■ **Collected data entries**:
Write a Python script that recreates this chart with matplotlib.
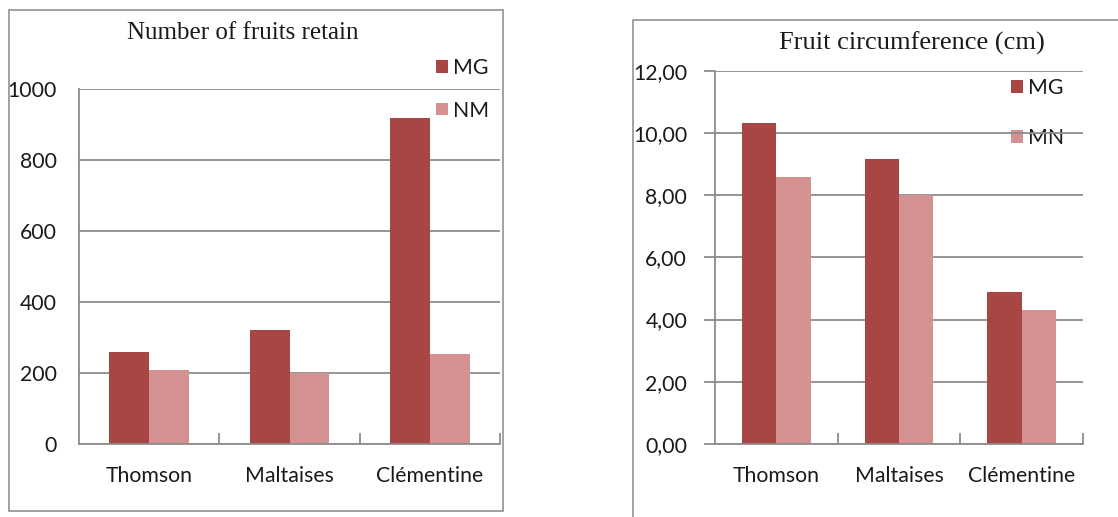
import numpy as np
import matplotlib
matplotlib.use('Agg')
import matplotlib.pyplot as plt
from matplotlib.patches import Rectangle
from matplotlib.lines import Line2D
from matplotlib.ticker import FuncFormatter

varieties = ["Thomson", "Maltaises", "Clémentine"]

# number of fruits retained per variety
fruits_mg = [259, 321, 918]
fruits_nm = [208, 201, 253]

# fruit circumference (cm)
circ_mg = [10.33, 9.17, 4.89]
circ_mn = [8.59, 8.00, 4.31]

dark_red = '#A84644'
light_red = '#D39191'
grid_gray = '#8C8C8C'
text_col = '#1A1A1A'
sans = ['Lato', 'DejaVu Sans']
serif = ['Liberation Serif', 'DejaVu Serif']
fs = 15.3

W, H = 1118, 517
fig = plt.figure(figsize=(W / 100, H / 100), dpi=100)


def px_rect(x0, y0, x1, y1):
    # pixel box (top-left origin) -> figure fraction rect
    return [x0 / W, 1 - y1 / H, (x1 - x0) / W, (y1 - y0) / H]


def bar_panel(ax, mg, other, labels, ymax, ystep, fmt, bar_w):
    x = np.arange(len(varieties))
    ax.set_axisbelow(True)
    ax.bar(x - bar_w / 2, mg, bar_w, color=dark_red, label=labels[0], zorder=2)
    ax.bar(x + bar_w / 2, other, bar_w, color=light_red, label=labels[1], zorder=2)
    ax.set_xlim(-0.5, len(varieties) - 0.5)
    ax.set_ylim(0, ymax)
    ax.set_yticks(np.arange(0, ymax + ystep / 2, ystep))
    ax.yaxis.set_major_formatter(FuncFormatter(fmt))
    ax.grid(axis='y', color=grid_gray, lw=1.3)
    ax.set_xticks(x)
    ax.set_xticklabels(varieties, fontfamily=sans, fontsize=fs)
    ax.set_xticks(np.arange(0.5, len(varieties), 1.0), minor=True)
    ax.tick_params(axis='x', which='major', length=0, pad=16)
    ax.tick_params(axis='x', which='minor', direction='in', length=8,
                   color=grid_gray, width=1.3)
    for s in ('top', 'right'):
        ax.spines[s].set_visible(False)
    for s in ('left', 'bottom'):
        ax.spines[s].set_color(grid_gray)
        ax.spines[s].set_linewidth(1.3)
    for t in ax.get_yticklabels():
        t.set_fontfamily(sans)
        t.set_fontsize(fs)
        t.set_color(text_col)
    for t in ax.get_xticklabels():
        t.set_color(text_col)


def add_legend(ax, x_px, y_px, spacing):
    leg = ax.legend(loc='upper left', bbox_to_anchor=(x_px / W, 1 - y_px / H),
                    bbox_transform=fig.transFigure, frameon=False,
                    prop={'family': sans, 'size': fs}, handlelength=0.55,
                    handleheight=0.55, handletextpad=0.25,
                    labelspacing=spacing, borderpad=0, borderaxespad=0)
    for t in leg.get_texts():
        t.set_color(text_col)
    return leg


# left panel: fruits retained
ax1 = fig.add_axes(px_rect(79, 89, 500, 444))
bar_panel(ax1, fruits_mg, fruits_nm, ('MG', 'NM'), 1000, 200,
          lambda v, p: f"{v:.0f}", 0.285)
ax1.tick_params(axis='y', length=0, pad=16)
add_legend(ax1, 436, 58, 1.06)
fig.text(243 / W, 1 - 33 / H, "Number of fruits retain", ha='center',
         va='center', fontfamily=serif, fontsize=18, color=text_col)
fig.patches.append(Rectangle((9 / W, 1 - 511 / H), 494 / W, 501 / H,
                             transform=fig.transFigure, fill=False,
                             edgecolor='#9A9A9A', lw=1.3))

# right panel: fruit circumference
ax2 = fig.add_axes(px_rect(715, 70.7, 1083, 444))
bar_panel(ax2, circ_mg, circ_mn, ('MG', 'MN'), 12, 2,
          lambda v, p: f"{v:.2f}".replace('.', ','), 0.28)
ax2.tick_params(axis='y', length=8, color=grid_gray, width=1.3, pad=12)
ax2.set_xticks(np.arange(0.5, len(varieties) + 0.5, 1.0), minor=True)
ax2.tick_params(axis='x', which='minor', direction='in', length=8,
                color=grid_gray, width=1.3)
leg2 = add_legend(ax2, 1011, 78, 1.4)
# gridlines run across the legend text here
leg2.set_zorder(0.4)
fig.text(912 / W, 1 - 43 / H, "Fruit circumference (cm)", ha='center',
         va='center', fontfamily=serif, fontsize=19, color=text_col)
fig.lines.append(Line2D([633 / W, 633 / W, 1.0], [0.0, 1 - 20 / H, 1 - 20 / H],
                        transform=fig.transFigure, color='#9A9A9A', lw=1.3))

fig.savefig('out.png', dpi=100)
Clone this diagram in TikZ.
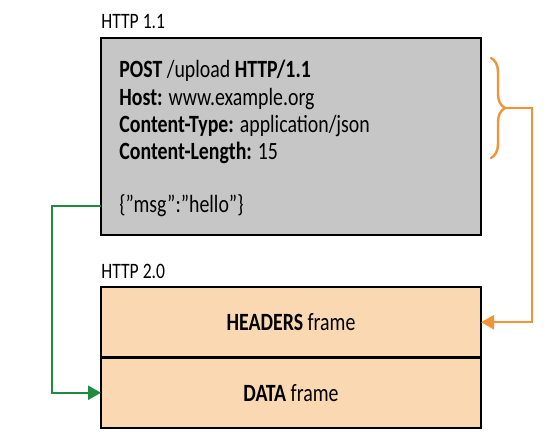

■ **Your goal**:
Only the lines from the start of the records through the line containing "return [x0 /" should be repeated, word for word, with the pictures left out.

■ **In response**:
Write a Python script that recreates this chart with matplotlib.
import numpy as np
import matplotlib
matplotlib.use('Agg')
import matplotlib.pyplot as plt
from matplotlib.patches import Rectangle
from matplotlib.lines import Line2D
from matplotlib.ticker import FuncFormatter

varieties = ["Thomson", "Maltaises", "Clémentine"]

# number of fruits retained per variety
fruits_mg = [259, 321, 918]
fruits_nm = [208, 201, 253]

# fruit circumference (cm)
circ_mg = [10.33, 9.17, 4.89]
circ_mn = [8.59, 8.00, 4.31]

dark_red = '#A84644'
light_red = '#D39191'
grid_gray = '#8C8C8C'
text_col = '#1A1A1A'
sans = ['Lato', 'DejaVu Sans']
serif = ['Liberation Serif', 'DejaVu Serif']
fs = 15.3

W, H = 1118, 517
fig = plt.figure(figsize=(W / 100, H / 100), dpi=100)


def px_rect(x0, y0, x1, y1):
    # pixel box (top-left origin) -> figure fraction rect
    return [x0 / W, 1 - y1 / H, (x1 - x0) / W, (y1 - y0) / H]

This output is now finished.